L’Anse aux Meadows is situated on the coast of Newfoundland, Canada. During a dig, the husband-wife team of archaeologists discovered Norse style buildings and iron nails. Carbon dating linked the findings to Leif Erikson’s era. Almost a millennium after the Norse set foot on the continent, Vinland had finally been rediscovered.

Why don’t Canadians speak Norwegian?

Given the precedent that would be set by future European settlers, it is natural to wonder why the Vikings did not remain in Vinland. The land was seemingly teeming with natural resources and there was ample room to continue West if they so chose.

No first hand account provides a definitive answer; however, historians do have several intriguing theories. The sagas mention a conflict with native peoples known as the Skrælings. It is possible that the meager force sent across the Atlantic was ill-prepared for sustained conflict.

Another theory is that Viking commitment to Greenland outweighed their expeditionary ambitions. 10th century Greenland was declining, and explorers may have simply been called home to reinforce efforts there. The isolation of 10th century North America could not have been comfortable for even those as hardened as the Vikings, making a return voyage a welcome prospect.

So what?

Leif Erikson’s expedition provides a necessary challenge to the Eurocentric view that has long dominated the story of North American discovery. The sagas were only widely proliferated in Greenland and Iceland and by the time of Columbus the Viking presence there had nearly collapsed.

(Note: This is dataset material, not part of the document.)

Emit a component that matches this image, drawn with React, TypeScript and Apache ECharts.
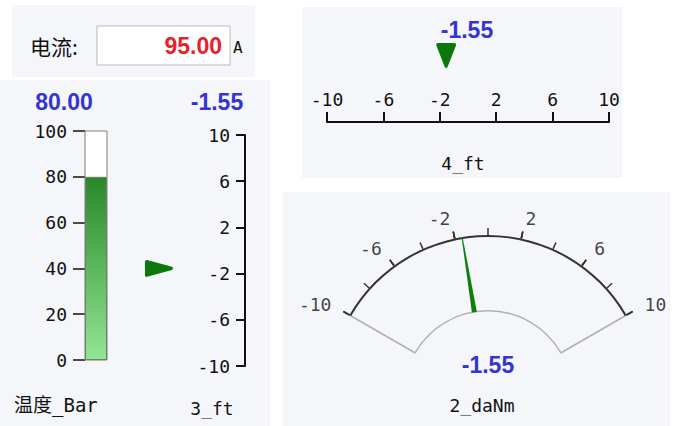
import React, { useEffect, useRef } from 'react';
import * as echarts from 'echarts';

// ---------- data ----------
const currentLabel = '电流:';
const currentValue = 95.0;
const currentUnit = 'A';

const barName = '温度_Bar';
const barValue = 80.0;
const barMin = 0;
const barMax = 100;
const barInterval = 20;

const vScaleName = '3_ft';
const vScaleValue = -1.55;

const hScaleName = '4_ft';
const hScaleValue = -1.55;

const scaleMin = -10;
const scaleMax = 10;
const scaleInterval = 4;

const gaugeName = '2_daNm';
const gaugeValue = -1.55;
const gaugeTickLabels = [-10, -6, -2, 2, 6, 10];

// ---------- styles ----------
const MONO = "'DejaVu Sans Mono', 'Noto Sans CJK SC', monospace";
const CJK = "'Noto Sans CJK SC', sans-serif";
const BOLD = "'Liberation Sans', Arial, sans-serif";
const BLUE = '#3434d6';
const RED = '#e8222b';
const INK = '#111111';
const PANEL = '#f4f6fa';
const GREEN = '#0a780a';

const GC: [number, number] = [488, 395];
const GR = 160;
const GR0 = 84;
const LABEL_R = 1.13;

const downMarker = 'path://M0 2 Q0 0 2 0 L18 0 Q20 0 20 2 L11.5 23.5 Q10 26 8.5 23.5 Z';
const rightMarker = 'path://M0 2 Q0 0 2 0.4 L26 7 Q28 8.5 26 10 L2 16.6 Q0 17 0 15 Z';

export default function App() {
  const ref = useRef<HTMLDivElement>(null);
  useEffect(() => {
    if (!ref.current) return;
    const chart = echarts.init(ref.current, null, { renderer: 'svg' });
    const tickLabel = { fontFamily: MONO, fontSize: 18, color: INK };
    const axisLineStyle = { color: INK, width: 2 };

    const text = (t: string, x: number, y: number, font: any, align = 'center') => ({
      type: 'text',
      x,
      y,
      z: 5,
      style: { text: t, align, verticalAlign: 'middle', ...font },
    });

    const option: any = {
      animation: false,
      backgroundColor: '#ffffff',
      graphic: [
        { type: 'rect', z: -10, shape: { x: 12, y: 5, width: 243, height: 72 }, style: { fill: PANEL } },
        { type: 'rect', z: -10, shape: { x: 0, y: 80, width: 270, height: 346 }, style: { fill: PANEL } },
        { type: 'rect', z: -10, shape: { x: 302, y: 7, width: 320, height: 171 }, style: { fill: PANEL } },
        { type: 'rect', z: -10, shape: { x: 283, y: 192, width: 387, height: 234 }, style: { fill: PANEL } },
        { type: 'rect', z: 1, shape: { x: 97, y: 26, width: 133, height: 39 }, style: { fill: '#ffffff', stroke: '#b9b9b9', lineWidth: 1 } },
        text(currentLabel, 30, 46, { fontFamily: CJK, fontSize: 21, fill: INK }, 'left'),
        text(currentValue.toFixed(2), 222, 46, { fontFamily: BOLD, fontWeight: 'bold', fontSize: 23, fill: RED }, 'right'),
        text(currentUnit, 233, 47, { fontFamily: MONO, fontSize: 16, fill: INK }, 'left'),
        text(barValue.toFixed(2), 64, 102, { fontFamily: BOLD, fontWeight: 'bold', fontSize: 23, fill: BLUE }),
        text(vScaleValue.toFixed(2), 217, 102, { fontFamily: BOLD, fontWeight: 'bold', fontSize: 23, fill: BLUE }),
        text(hScaleValue.toFixed(2), 467, 30, { fontFamily: BOLD, fontWeight: 'bold', fontSize: 23, fill: BLUE }),
        text(barName, 14, 405, { fontFamily: MONO, fontSize: 19, fill: INK }, 'left'),
        text(vScaleName, 212, 408, { fontFamily: MONO, fontSize: 18, fill: INK }),
        text(hScaleName, 463, 163, { fontFamily: MONO, fontSize: 18, fill: INK }),
      ],
      grid: [
        { left: 85, top: 131, width: 22, height: 229 },
        { left: 245, top: 135, width: 10, height: 231 },
        { left: 145, top: 135, width: 28, height: 231 },
        { left: 327, top: 122, width: 282, height: 10 },
        { left: 327, top: 43, width: 282, height: 25 },
      ],
      xAxis: [
        { gridIndex: 0, type: 'category', data: [barName], show: false },
        { gridIndex: 1, type: 'value', show: false },
        { gridIndex: 2, type: 'category', data: [vScaleName], show: false },
        {
          gridIndex: 3, type: 'value', position: 'top', min: scaleMin, max: scaleMax, interval: scaleInterval,
          axisLine: { show: true, lineStyle: axisLineStyle },
          axisTick: { show: true, length: 10, lineStyle: axisLineStyle },
          axisLabel: { ...tickLabel, margin: 14 },
          splitLine: { show: false },
        },
        { gridIndex: 4, type: 'value', min: scaleMin, max: scaleMax, show: false },
      ],
      yAxis: [
        {
          gridIndex: 0, type: 'value', min: barMin, max: barMax, interval: barInterval,
          axisLine: { show: false },
          axisTick: { show: true, length: 12, lineStyle: { color: INK, width: 1.5 } },
          axisLabel: { ...tickLabel, margin: 18 },
          splitLine: { show: false },
        },
        {
          gridIndex: 1, type: 'value', min: scaleMin, max: scaleMax, interval: scaleInterval,
          axisLine: { show: true, lineStyle: axisLineStyle },
          axisTick: { show: true, length: 9, lineStyle: axisLineStyle },
          axisLabel: { ...tickLabel, margin: 15 },
          splitLine: { show: false },
        },
        { gridIndex: 2, type: 'value', min: scaleMin, max: scaleMax, show: false },
        { gridIndex: 3, type: 'category', data: [hScaleName], show: false },
        { gridIndex: 4, type: 'category', data: [hScaleName], show: false },
      ],
      polar: { center: GC, radius: GR },
      angleAxis: { type: 'value', startAngle: 150, endAngle: 30, min: scaleMin, max: scaleMax, show: false },
      radiusAxis: { type: 'value', min: 0, max: 1, show: false },
      series: [
        {
          type: 'bar', xAxisIndex: 0, yAxisIndex: 0, barWidth: '100%',
          data: [barValue],
          showBackground: true,
          backgroundStyle: { color: '#ffffff', borderColor: '#7d7d7d', borderWidth: 1 },
          itemStyle: {
            borderColor: '#6f7f6f', borderWidth: 1,
            color: new echarts.graphic.LinearGradient(0, 0, 0, 1, [
              { offset: 0, color: '#288828' },
              { offset: 1, color: '#92e592' },
            ]),
          },
        },
        {
          type: 'scatter', xAxisIndex: 2, yAxisIndex: 2,
          data: [[vScaleName, vScaleValue]],
          symbol: rightMarker, symbolSize: [28, 17],
          itemStyle: { color: GREEN, opacity: 1 },
        },
        {
          type: 'scatter', xAxisIndex: 4, yAxisIndex: 4,
          data: [[hScaleValue, hScaleName]],
          symbol: downMarker, symbolSize: [20, 25],
          itemStyle: { color: GREEN, opacity: 1 },
        },
        {
          type: 'gauge', center: GC, radius: GR, startAngle: 150, endAngle: 30,
          min: scaleMin, max: scaleMax, splitNumber: 1,
          axisLine: { show: false, lineStyle: { width: 0 } },
          splitLine: { show: true, length: GR - GR0, distance: 0, lineStyle: { color: '#b0b0b0', width: 1.5 } },
          axisTick: { show: false }, axisLabel: { show: false },
          pointer: { show: false }, anchor: { show: false }, title: { show: false }, detail: { show: false },
          data: [{ value: gaugeValue }],
        },
        {
          type: 'gauge', center: GC, radius: GR0 + 1, startAngle: 150, endAngle: 30,
          min: scaleMin, max: scaleMax,
          axisLine: { show: true, lineStyle: { width: 1.5, color: [[1, '#b0b0b0']] } },
          splitLine: { show: false }, axisTick: { show: false }, axisLabel: { show: false },
          pointer: { show: false }, anchor: { show: false }, title: { show: false }, detail: { show: false },
          data: [{ value: gaugeValue }],
        },
        {
          type: 'gauge', center: GC, radius: GR, startAngle: 150, endAngle: 30,
          min: scaleMin, max: scaleMax, splitNumber: 5,
          axisLine: { show: true, lineStyle: { width: 2, color: [[1, '#333333']] } },
          splitLine: { show: true, length: 7, distance: -9, lineStyle: { color: '#333333', width: 1.5 } },
          axisTick: { show: true, splitNumber: 2, length: 7, distance: -9, lineStyle: { color: '#333333', width: 1.5 } },
          axisLabel: { show: false },
          pointer: {
            show: true, icon: 'path://M1.6 0 L2.4 0 L4 100 L0 100 Z',
            length: GR - GR0, width: 5, offsetCenter: [0, -GR0],
            itemStyle: { color: '#0d7f0d' },
          },
          anchor: { show: false },
          title: { show: true, offsetCenter: [-6, 10], fontFamily: MONO, fontSize: 18, color: INK },
          detail: {
            show: true, offsetCenter: [0, -30], formatter: (v: number) => v.toFixed(2),
            fontFamily: BOLD, fontWeight: 'bold', fontSize: 23, color: BLUE,
          },
          data: [{ value: gaugeValue, name: gaugeName }],
        },
        {
          type: 'scatter', coordinateSystem: 'polar', clip: false, symbolSize: 0,
          data: gaugeTickLabels.map((v) => ({ value: [LABEL_R, v], label: { position: v < 0 ? 'left' : 'right' } })),
          label: {
            show: true, distance: 0,
            formatter: (p: any) => String(p.value[1]),
            ...tickLabel,
          },
        },
      ],
    };
    chart.setOption(option);
    return () => chart.dispose();
  }, []);
  return <div ref={ref} style={{ position: 'absolute', left: 0, top: 0, width: 678, height: 426 }} />;
}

When Columbus set foot in North America, he was, in effect, 500 years late – though likely unaware of it.

In the 17th century, the sagas resurfaced in European manuscripts, revealing for the first time what a small band of Scandinavian nomads were able to accomplish. While we cannot know the exact reaction, it is reasonable to imagine the revelation dealt a quiet blow to the prevailing self-assurance of Europe’s ruling powers.